Lab 9
Regression




 

To this point, we have looked at scatterplots and "imagined" a line running through the datapoints that characterizes the general linear pattern of the data. In the last lab, we added a number, the Pearson correlation, which summarizes how tightly clustered the points would be around that imaginary line. In today's lab we'll actually put the line onto the scatterplots. This process is called Regression.

Let's start by talking about lines and graphs. Consider the following graph.

at X = 0, Y = 1
at X = 1, Y = 1.5
at X = 2, Y = 2.0
at X = 3, Y = 2.5
at X = 4, Y = 3.0

So as X goes up by 1, Y goes up by 0.5. This is called the slope (b1). This is a constant.

The intercept (b0) is the value of Y when X = 0. In other words, this is the point at which the line intersects the Y-axis. This is also a constant.

We can describe the line in the following linear equation:

Y = intercept + slope*X = b0 + b1X

For our example: Y = 1 + .5*X

For our example, if X = 3, then

Y = 1 + .5*3 = 1 + 1.5 = 2.5.

If we look at the graph, X = 3 and sure enough Y = 2.5.

In other words, using the linear equation, we can determine the value of Y, if we know the values of X, b1 (slope), and b0 (intercept).

Why am I writing the slope and the intercept as the letter b with subscripts (b1 and b0) instead of Y = mx + b or Y = bx + a like you were taught in algebra? The reason is that regression is a complex topic. In this class we will consider only simple regression. However, with something called multiple regression, you can estimate a variable from many other variables. Each variable has its own "slope" and so statisticians have settled on the convention of using the letter b with subscripts for each variable (i.e., b1, b2, b3, and so forth with b0 as the intercept). Therefore, I decided to introduce you to this notation now rather than making you unlearn the more familiar notation later.

Okay, now let's return to our scatterplots. Let's start with the simple case of r = 1.0. In this situation it is easy to decide where our line goes, because all of the data points fit exactly on the line (remember that's what a "perfect" correlation refers to, a "perfect fit").
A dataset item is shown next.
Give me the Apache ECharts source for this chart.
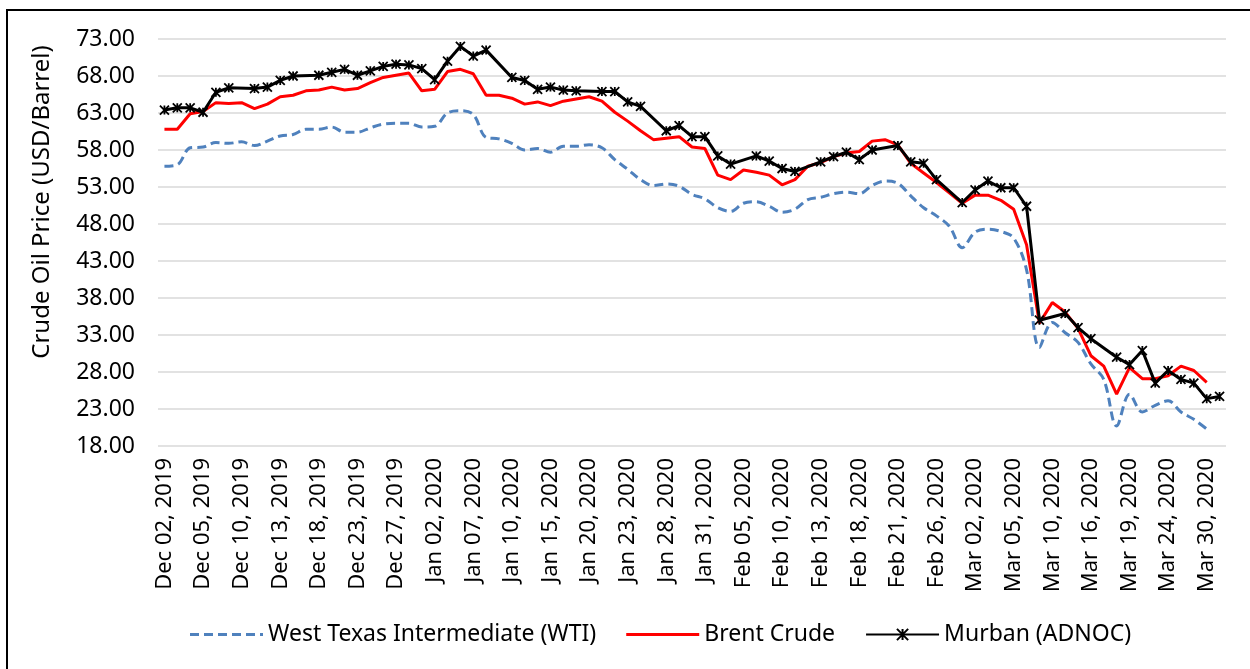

When we do a regression analysis, what we are doing is trying to find the line (and linear equation) that best fits the data points. For this example it is pretty easy. There is only one possible line that makes sense to fit to this set of data. To find the line all we need to do is draw a straight line through all of the points and then to figure out the equation for that line we can just look at it the way we did in the above example (in fact if you look carefully you'll see that the this is the same line as the one in the above example).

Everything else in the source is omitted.